Book Notes: Chip War
Full book title: Chip War: The Fight for The World's Most Critical Technology
What It’s About:A broad survey of the entire semiconductor industry. The book covers the entire history of how semiconductors (“chips”) came to be so important and the rise of Silicon Valley via the chip industry.
The book also spends a fair amount of time on the backstories of the key players and companies in the space—people like Gordon Moore, Bob Noyce, and Morris Chang, companies like Intel, TSMC, Samsung, and ASML.
It also touches on the current open questions and challenges facing the chip industry, with a focus on the tense relationship between the U.S. and China and how that has affected the chip industry.
What Stuck
The story of the chip industry is a good reminder of the supremacy of incremental improvement, work ethic, and fierce competition. A lot of tech lore and storytelling today is about visionaries knowing secret tricks or doing something unconventional that gives them a kind of unique edge. The chip industry—perhaps the foundation of the tech world right now—is a rebuttal of that narrative.
The world is truly interdependent in this area of critical technology. I understood that Taiwan and TSMC had a singular role in producing most of the world’s semiconductors, production of the specialized and cutting-edge chips we need today literally requires the cooperation of countries across the world (e.g., Japan, South Korea, Taiwan, the United States, the Netherlands).
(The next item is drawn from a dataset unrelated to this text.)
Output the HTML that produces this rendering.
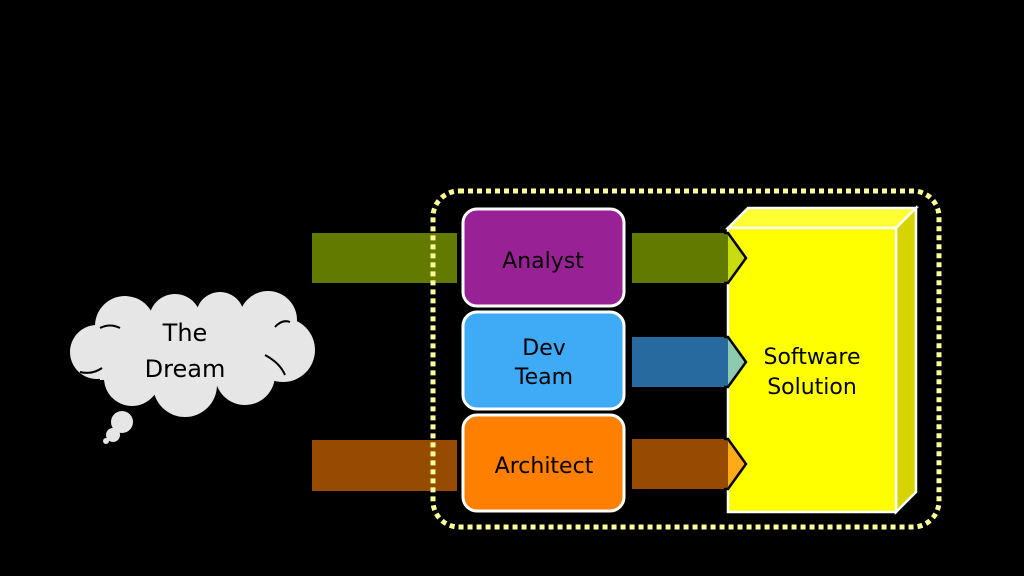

How unique and cutting-edge this technology is, plus how fast it’s moving. Only one company in the entire world can produce the machines to etch the transistor patterns onto the wafers (ASML). Only a few companies can produce the machines to actually fabricate the chips themselves. TSMC is the only company in the world that has the scale and expertise to meet the demand for the latest semiconductors. It’s not possible for someone to just steal the technology and set up their own shop.
Questions It Prompted
- What happens when there isn’t a foreseeable breakthrough in semiconductor design and Moore’s Law is no longer true?
- Will China as a competitor to the U.S. today follow the same trajectory as Japan did as a U.S. competitor in the 1980s?
- How much of the “Taiwan problem” is about semiconductors vs. everything else, from the U.S. foreign affairs perspective i? Is it 90% of the issue? 50%?
Who Should Read It
People interested in a wide-ranging, “inch deep and a mile wide” explanation of how the chip industry arose, what’s the current status of the industry, and how it relates to the U.S.-China relationship.
Verdict
6.5/10. Content is good, learned new things, but the book tries to cover too much in just 350 pages. I prefer more detail and depth on fewer things in my nonfiction. This one felt rushed and a bit too surface-level for me. Still glad I read it though.